## [Instructions to follow]
Please set down all the lines beneath this one exactly, without the pictures.

## [Given information]
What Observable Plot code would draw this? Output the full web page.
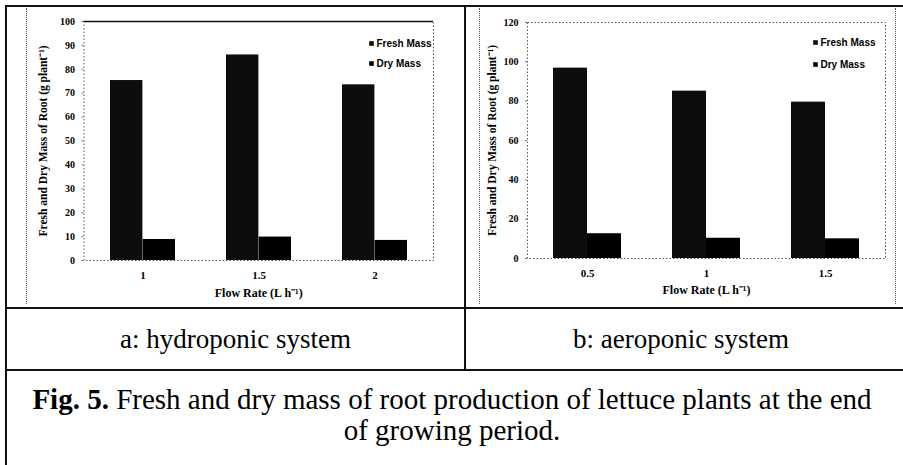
<!DOCTYPE html>
<html>
<head>
<meta charset="utf-8">
<script src="https://cdn.jsdelivr.net/npm/d3@7"></script>
<script src="https://cdn.jsdelivr.net/npm/@observablehq/plot@0.6"></script>
<style>
  html, body { margin: 0; padding: 0; background: #fff; }
  #page { position: relative; width: 903px; height: 465px; overflow: hidden; background: #fff; font-family: "Liberation Serif", "DejaVu Serif", serif; color: #000; }
  .line { position: absolute; background: #111; }
  .dotv { position: absolute; border-left: 1.5px dotted #555; width: 0; }
  .cap { position: absolute; text-align: center; font-size: 27px; line-height: 30px; white-space: nowrap; }
  .chart { position: absolute; }
</style>
</head>
<body>
<div id="page">
  <div class="line" style="left:5px; top:5px; width:898px; height:2px;"></div>
  <div class="line" style="left:5px; top:5px; width:2px; height:460px;"></div>
  <div class="line" style="left:464px; top:5px; width:2px; height:366px;"></div>
  <div class="line" style="left:5px; top:307px; width:898px; height:2px;"></div>
  <div class="line" style="left:5px; top:369px; width:898px; height:2px;"></div>
  <div class="dotv" style="left:26px; top:8px; height:296px;"></div>
  <div class="dotv" style="left:479px; top:8px; height:296px;"></div>
  <div class="dotv" style="left:895px; top:8px; height:296px;"></div>
  <div id="chartA" class="chart" style="left:27px; top:8px;"></div>
  <div id="chartB" class="chart" style="left:480px; top:8px;"></div>
  <div class="cap" style="left:7px; width:457px; top:324px;">a: hydroponic system</div>
  <div class="cap" style="left:466px; width:430px; top:324px;">b: aeroponic system</div>
  <div class="cap" style="left:7px; width:890px; top:384px; font-size:29px; line-height:31px;"><b>Fig. 5.</b> Fresh and dry mass of root production of lettuce plants at the end<br>of growing period.</div>
</div>
<script>
// ---- data ----
const seriesNames = ["Fresh Mass", "Dry Mass"];
const hydroRates = ["1", "1.5", "2"];
const hydroFresh = [75.3, 86.0, 73.5];
const hydroDry = [8.8, 9.8, 8.4];
const hydroTicks = [0, 10, 20, 30, 40, 50, 60, 70, 80, 90, 100];

const aeroRates = ["0.5", "1", "1.5"];
const aeroFresh = [96.8, 85.1, 79.5];
const aeroDry = [12.6, 10.3, 10.0];
const aeroTicks = [0, 20, 40, 60, 80, 100, 120];

const xLabel = "Flow Rate (L h\u207B\u00B9)";
const yLabel = "Fresh and Dry Mass of Root (g plant\u207B\u00B9)";
const colors = ["#0d0d0d", "#000000"];

function chart(o) {
  const table = o.rates.map((r, i) => ({rate: r, fresh: o.fresh[i], dry: o.dry[i]}));
  const plotW = o.width - o.ml - o.mr;
  const step = plotW / o.rates.length;
  const bw = step * (1 - o.pad);
  const yMax = o.ticks[o.ticks.length - 1];
  const legend = seriesNames.flatMap((name, i) => [
    Plot.dot([name], {frameAnchor: "top-right", dx: o.legDx - 5, dy: o.legDy[i], symbol: "square", r: 2.6, fill: colors[i]}),
    Plot.text([name], {frameAnchor: "top-right", dx: o.legDx, dy: o.legDy[i], text: d => d, textAnchor: "start", lineAnchor: "middle", fontSize: 10, fontWeight: "bold", fontFamily: "Liberation Sans Narrow, Liberation Sans, sans-serif"})
  ]);
  return Plot.plot({
    width: o.width,
    height: o.height,
    marginLeft: o.ml,
    marginRight: o.mr,
    marginTop: o.mt,
    marginBottom: o.mb,
    style: {fontFamily: "Liberation Serif, serif", fontWeight: "bold", fontSize: "10px", color: "#000", background: "transparent"},
    x: {type: "band", domain: o.rates, paddingInner: o.pad, paddingOuter: o.pad / 2},
    y: {domain: [0, yMax]},
    marks: [
      Plot.frame({stroke: "#555", strokeDasharray: "1.5,2"}),
      o.topSolid ? Plot.ruleY([yMax], {stroke: "#111", strokeWidth: 1.6}) : null,
      Plot.barY(table, {x: "rate", y: "fresh", fill: colors[0], insetRight: bw / 2}),
      Plot.barY(table, {x: "rate", y: "dry", fill: colors[1], insetLeft: bw / 2}),
      Plot.axisY({ticks: o.ticks, tickSize: 2, tickPadding: 7, stroke: "#777", label: null, fontSize: 10}),
      Plot.axisX({tickSize: 0, tickPadding: 11, label: null, fontSize: 11}),
      Plot.text([yLabel], {frameAnchor: "left", rotate: -90, dx: o.yTitleDx, text: d => d, textAnchor: "middle", lineAnchor: "middle", fontSize: 11.5, fontWeight: "bold"}),
      Plot.text([xLabel], {frameAnchor: "bottom", dy: o.xTitleDy, text: d => d, lineAnchor: "middle", fontSize: 12, fontWeight: "bold"}),
      ...legend
    ]
  });
}

document.getElementById("chartA").append(chart({
  rates: hydroRates, fresh: hydroFresh, dry: hydroDry, ticks: hydroTicks,
  width: 419, height: 297, ml: 56.5, mr: 13, mt: 13, mb: 45, pad: 0.44,
  topSolid: true, legDx: -57, legDy: [22, 42], yTitleDx: -40.5, xTitleDy: 33
}));
document.getElementById("chartB").append(chart({
  rates: aeroRates, fresh: aeroFresh, dry: aeroDry, ticks: aeroTicks,
  width: 415, height: 296, ml: 47, mr: 10, mt: 14, mb: 46, pad: 0.43,
  topSolid: false, legDx: -65, legDy: [20, 42], yTitleDx: -35, xTitleDy: 32
}));
</script>
</body>
</html>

## [Solved problem]
What Observable Plot code would draw this? Output the full web page.
<!DOCTYPE html>
<html>
<head>
<meta charset="utf-8">
<script src="https://cdn.jsdelivr.net/npm/d3@7"></script>
<script src="https://cdn.jsdelivr.net/npm/@observablehq/plot@0.6"></script>
<style>
  html, body { margin: 0; padding: 0; background: #fff; }
  #page { position: relative; width: 903px; height: 465px; overflow: hidden; background: #fff; font-family: "Liberation Serif", "DejaVu Serif", serif; color: #000; }
  .line { position: absolute; background: #111; }
  .dotv { position: absolute; border-left: 1.5px dotted #555; width: 0; }
  .cap { position: absolute; text-align: center; font-size: 27px; line-height: 30px; white-space: nowrap; }
  .chart { position: absolute; }
</style>
</head>
<body>
<div id="page">
  <div class="line" style="left:5px; top:5px; width:898px; height:2px;"></div>
  <div class="line" style="left:5px; top:5px; width:2px; height:460px;"></div>
  <div class="line" style="left:464px; top:5px; width:2px; height:366px;"></div>
  <div class="line" style="left:5px; top:307px; width:898px; height:2px;"></div>
  <div class="line" style="left:5px; top:369px; width:898px; height:2px;"></div>
  <div class="dotv" style="left:26px; top:8px; height:296px;"></div>
  <div class="dotv" style="left:479px; top:8px; height:296px;"></div>
  <div class="dotv" style="left:895px; top:8px; height:296px;"></div>
  <div id="chartA" class="chart" style="left:27px; top:8px;"></div>
  <div id="chartB" class="chart" style="left:480px; top:8px;"></div>
  <div class="cap" style="left:7px; width:457px; top:324px;">a: hydroponic system</div>
  <div class="cap" style="left:466px; width:430px; top:324px;">b: aeroponic system</div>
  <div class="cap" style="left:7px; width:890px; top:384px; font-size:29px; line-height:31px;"><b>Fig. 5.</b> Fresh and dry mass of root production of lettuce plants at the end<br>of growing period.</div>
</div>
<script>
// ---- data ----
const seriesNames = ["Fresh Mass", "Dry Mass"];
const hydroRates = ["1", "1.5", "2"];
const hydroFresh = [75.3, 86.0, 73.5];
const hydroDry = [8.8, 9.8, 8.4];
const hydroTicks = [0, 10, 20, 30, 40, 50, 60, 70, 80, 90, 100];

const aeroRates = ["0.5", "1", "1.5"];
const aeroFresh = [96.8, 85.1, 79.5];
const aeroDry = [12.6, 10.3, 10.0];
const aeroTicks = [0, 20, 40, 60, 80, 100, 120];

const xLabel = "Flow Rate (L h\u207B\u00B9)";
const yLabel = "Fresh and Dry Mass of Root (g plant\u207B\u00B9)";
const colors = ["#0d0d0d", "#000000"];

function chart(o) {
  const table = o.rates.map((r, i) => ({rate: r, fresh: o.fresh[i], dry: o.dry[i]}));
  const plotW = o.width - o.ml - o.mr;
  const step = plotW / o.rates.length;
  const bw = step * (1 - o.pad);
  const yMax = o.ticks[o.ticks.length - 1];
  const legend = seriesNames.flatMap((name, i) => [
    Plot.dot([name], {frameAnchor: "top-right", dx: o.legDx - 5, dy: o.legDy[i], symbol: "square", r: 2.6, fill: colors[i]}),
    Plot.text([name], {frameAnchor: "top-right", dx: o.legDx, dy: o.legDy[i], text: d => d, textAnchor: "start", lineAnchor: "middle", fontSize: 10, fontWeight: "bold", fontFamily: "Liberation Sans Narrow, Liberation Sans, sans-serif"})
  ]);
  return Plot.plot({
    width: o.width,
    height: o.height,
    marginLeft: o.ml,
    marginRight: o.mr,
    marginTop: o.mt,
    marginBottom: o.mb,
    style: {fontFamily: "Liberation Serif, serif", fontWeight: "bold", fontSize: "10px", color: "#000", background: "transparent"},
    x: {type: "band", domain: o.rates, paddingInner: o.pad, paddingOuter: o.pad / 2},
    y: {domain: [0, yMax]},
    marks: [
      Plot.frame({stroke: "#555", strokeDasharray: "1.5,2"}),
      o.topSolid ? Plot.ruleY([yMax], {stroke: "#111", strokeWidth: 1.6}) : null,
      Plot.barY(table, {x: "rate", y: "fresh", fill: colors[0], insetRight: bw / 2}),
      Plot.barY(table, {x: "rate", y: "dry", fill: colors[1], insetLeft: bw / 2}),
      Plot.axisY({ticks: o.ticks, tickSize: 2, tickPadding: 7, stroke: "#777", label: null, fontSize: 10}),
      Plot.axisX({tickSize: 0, tickPadding: 11, label: null, fontSize: 11}),
      Plot.text([yLabel], {frameAnchor: "left", rotate: -90, dx: o.yTitleDx, text: d => d, textAnchor: "middle", lineAnchor: "middle", fontSize: 11.5, fontWeight: "bold"}),
      Plot.text([xLabel], {frameAnchor: "bottom", dy: o.xTitleDy, text: d => d, lineAnchor: "middle", fontSize: 12, fontWeight: "bold"}),
      ...legend
    ]
  });
}

document.getElementById("chartA").append(chart({
  rates: hydroRates, fresh: hydroFresh, dry: hydroDry, ticks: hydroTicks,
  width: 419, height: 297, ml: 56.5, mr: 13, mt: 13, mb: 45, pad: 0.44,
  topSolid: true, legDx: -57, legDy: [22, 42], yTitleDx: -40.5, xTitleDy: 33
}));
document.getElementById("chartB").append(chart({
  rates: aeroRates, fresh: aeroFresh, dry: aeroDry, ticks: aeroTicks,
  width: 415, height: 296, ml: 47, mr: 10, mt: 14, mb: 46, pad: 0.43,
  topSolid: false, legDx: -65, legDy: [20, 42], yTitleDx: -35, xTitleDy: 32
}));
</script>
</body>
</html>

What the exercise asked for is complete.